After learning of the Localization World keynote address topic opens in a new window, I decided to attend the conference. This was in an attempt to identify why our industry leaders chose a theme this year that flirts with commodification. Why hint of inferior quality when everyone else avoids them? Read to find out if crowdsourcing localizationis an option for your company…
What is Crowdsourcing?
Coined by Jeff Howe of Wired magazine, Wekipedia defines it as follows. “Crowdsourcing is a neologism for a business model in which a company or institution takes a job traditionally performed by a designated agent (usually an employee) and outsources it to an undefined, generally large group of people in the form of an open call over the Internet.”
Jeff gave examples on how iPhotoStock and Wikipedia were able to reduce costs. They did that by creating a virtual workforce made up of volunteers and industry enthusiasts. They performed small chunks of work at their leisure virtually for free, or 10-100 times cost reduction.
Crowdsourcing vs. Outsourcing
The difference between outsourcing and crowdsourcing, is that instead of outsourcing work to few selectively chosen and paid professionals, you divide up the work into many small chunks. Then you tap into a high volume of amateurs (first crowd), debutantes (second crowd) or undiscovered talents (third crowd). These crowds will do your work for you at a much reduced cost.
With the advent of free web technologies, making work available online is not the real challenge. The challenge is in investing time and resources building outsourcing communities by weeding through vast crowds, identifying the hidden talents and intrinsically motivating them to do work for you, and [with a drum-roll please] virtually for free.
Crowdsourcing Localization Paradox
Hmm, would you please answer this question for me? Why would professionals in a high demand market such as translation, do the work virtually for free? Jeff’s answer was that the trick is to identify the third crowd. The one that likes to do it for self-satisfaction or recognition. Then engage it.

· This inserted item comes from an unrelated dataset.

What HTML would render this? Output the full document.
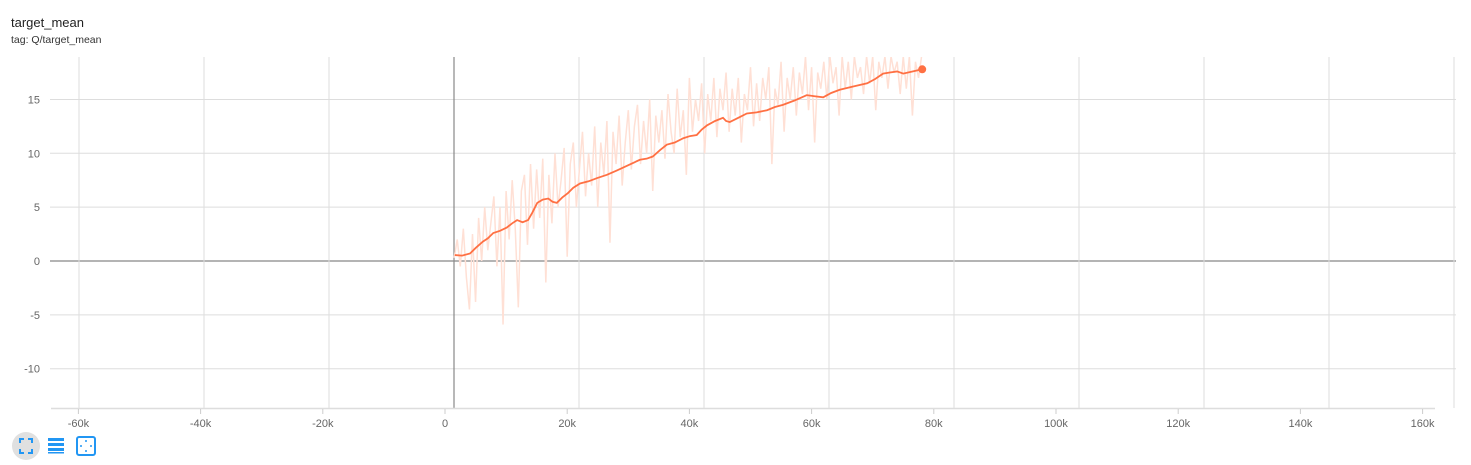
<!DOCTYPE html>
<html><head><meta charset="utf-8"><style>
body{margin:0;background:#fff;font-family:"Liberation Sans",sans-serif;}
svg{display:block}
</style></head><body>
<svg width="1471" height="465">
<text x="11" y="27" font-size="13" fill="#222">target_mean</text>
<text x="11" y="43" font-size="10.5" fill="#333">tag: Q/target_mean</text>
<defs><clipPath id="clip"><rect x="50" y="57" width="1406" height="351"/></clipPath></defs>
<g id="grid"></g>
<g id="axes"></g>
<g id="series" clip-path="url(#clip)"></g>
<g>
 <circle cx="26" cy="446" r="14" fill="#e0e0e0"/>
 <path d="M20 443v-4h4M28 439h4v4M32 449v4h-4M24 453h-4v-4" stroke="#2196f3" stroke-width="2" fill="none"/>
 <g><rect x="48" y="438" width="16" height="3" fill="#2196f3"/><rect x="48" y="443" width="16" height="3" fill="#2196f3"/><rect x="48" y="448" width="16" height="3" fill="#2196f3"/><rect x="48" y="452" width="16" height="1.5" fill="#2196f3"/></g>
 <g><rect x="77" y="437" width="18" height="18" rx="2" fill="none" stroke="#2196f3" stroke-width="2"/><circle cx="86" cy="441" r="1" fill="#2196f3"/><circle cx="86" cy="451" r="1" fill="#2196f3"/><circle cx="81" cy="446" r="1" fill="#2196f3"/><circle cx="91" cy="446" r="1" fill="#2196f3"/></g>
</g>
</svg>
<script>
const xTicks=[-60,-40,-20,0,20,40,60,80,100,120,140,160];
const yTicks=[-10,-5,0,5,10,15];
const smoothSteps=[1.6,2.8,4.1,5.0,6.2,7.0,7.9,9.0,10.1,11.0,11.8,12.7,13.6,14.3,15.1,16.0,16.9,17.6,18.3,19.2,20.1,21.0,22.1,23.5,24.9,26.5,28.1,30.0,31.9,33.0,34.0,35.2,36.3,37.6,39.0,40.1,41.2,42.0,42.9,44.2,45.5,46.0,46.6,48.0,49.4,51.0,52.7,54.0,55.3,57.2,59.2,60.5,61.9,63.2,64.6,66.8,69.1,70.4,71.7,72.8,74.0,75.0,76.5,78.1];
const smoothVals=[0.55,0.5,0.7,1.2,1.8,2.1,2.6,2.8,3.1,3.5,3.8,3.6,3.8,4.5,5.4,5.7,5.8,5.5,5.4,5.9,6.3,6.8,7.2,7.4,7.7,8.0,8.4,8.9,9.4,9.5,9.7,10.3,10.8,11.0,11.4,11.6,11.7,12.2,12.6,13.0,13.3,13.0,12.9,13.3,13.7,13.8,14.0,14.3,14.5,14.9,15.4,15.3,15.2,15.6,15.9,16.2,16.5,16.9,17.4,17.5,17.6,17.4,17.6,17.8];
const rawSteps=[1.5,2,2.5,3,3.5,4,4.5,5,5.5,6,6.5,7,7.5,8,8.5,9,9.5,10,10.5,11,11.5,12,12.5,13,13.5,14,14.5,15,15.5,16,16.5,17,17.5,18,18.5,19,19.5,20,20.5,21,21.5,22,22.5,23,23.5,24,24.5,25,25.5,26,26.5,27,27.5,28,28.5,29,29.5,30,30.5,31,31.5,32,32.5,33,33.5,34,34.5,35,35.5,36,36.5,37,37.5,38,38.5,39,39.5,40,40.5,41,41.5,42,42.5,43,43.5,44,44.5,45,45.5,46,46.5,47,47.5,48,48.5,49,49.5,50,50.5,51,51.5,52,52.5,53,53.5,54,54.5,55,55.5,56,56.5,57,57.5,58,58.5,59,59.5,60,60.5,61,61.5,62,62.5,63,63.5,64,64.5,65,65.5,66,66.5,67,67.5,68,68.5,69,69.5,70,70.5,71,71.5,72,72.5,73,73.5,74,74.5,75,75.5,76,76.5,77,77.5,78];
const rawVals=[0.3,2,-0.5,3,-1.5,-4.5,2.5,-3.8,4,0,5,1,3.5,6,-0.5,5,-5.9,6.5,2,7.5,3,-4.3,6.5,8,1.5,9,3,8.5,4,9.5,-2,8,3.5,10,5,7.5,10.5,0.4,9,11,5,8.5,12,6,10,7,12.5,5,11,8,13,1.7,12,9,13.5,7,11,14,8.5,12.5,14.5,9,13,10,15,6.5,13.5,11,14,9.5,15.5,12,10,16,11.5,14,8,17,12,15,13,16.5,10,15.5,13,17,11.5,16,14,17.5,12,16,13.5,17,11,15.5,14,18,12.5,16.5,13,17,15,18,9,16,14.5,18.5,12,17,15,18,13.5,17.5,15.5,19,14,18,11,17.5,16,18.5,15,19,16.5,18,13.5,19,16,18.5,15,19,17,18,15.5,19,16.5,19,14,18.5,17,19,16,19,17.5,18.5,15.5,19,16,19,13.5,18.5,17,19,15.5,18];
const NS='http://www.w3.org/2000/svg';
const X=v=>445+v*122.2/20;
const Y=v=>261-v*10.77;
function mk(t,a,p){const e=document.createElementNS(NS,t);for(const k in a)e.setAttribute(k,a[k]);p.appendChild(e);return e;}
const grid=document.getElementById('grid'),axes=document.getElementById('axes'),ser=document.getElementById('series');
yTicks.forEach(v=>{
 const l=mk('line',{x1:50,x2:1456,y1:Y(v),y2:Y(v),stroke:v===0?'#888':'#ddd','stroke-width':v===0?1.2:1},grid);
 
 
 const t=mk('text',{x:40,y:Y(v)+4,'text-anchor':'end','font-size':11,fill:'#666'},axes);
 t.textContent=v;
 
 
});
for(let i=-3;i<=8;i++){
 const gx=454+i*125;
 const l=mk('line',{x1:gx,x2:gx,y1:57,y2:408,stroke:i===0?'#888':'#ddd','stroke-width':i===0?1.2:1},grid);
 
 
}
const ax=mk('line',{x1:51,x2:1435,y1:408.5,y2:408.5,stroke:'#ddd','stroke-width':1.5},axes);


xTicks.forEach(v=>{
 mk('line',{x1:X(v),x2:X(v),y1:409,y2:414,stroke:'#ccc'},axes);
 const t=mk('text',{x:X(v),y:427,'text-anchor':'middle','font-size':11,fill:'#666'},axes);
 t.textContent=v===0?'0':v+'k';
 
 
});
const raw=mk('polyline',{points:rawSteps.map((s,i)=>X(s)+','+Y(rawVals[i])).join(' '),fill:'none',stroke:'#ffe0d5','stroke-width':1.5},ser);


const sm=mk('polyline',{points:smoothSteps.map((s,i)=>X(s)+','+Y(smoothVals[i])).join(' '),fill:'none',stroke:'#ff7043','stroke-width':1.8},ser);


const n=smoothSteps.length-1;
const dot=mk('circle',{cx:X(smoothSteps[n]),cy:Y(smoothVals[n]),r:4,fill:'#ff7043'},document.querySelector('svg'));


</script>
</body></html>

But translation is intensive and laborious work. Unless one gets something in return, not many get enough joy from it to do it for free!
If you live in a fantasy world where localization is not a must-have, time is on your side, quality is not necessarily a requirement, company brand and image are a non-issue, and you have resources to invest in wikis and source management, then Crowdsourcing may be your answer.
For the rest of us that live in the real world, where quality and timely localization is a live or die endeavor, there is no substitute to hiring professionals. That entails paying them their earned dues. Crowdsourcing localization is hence not an option. Anyone that tells you otherwise is unfortunately trying to fool you!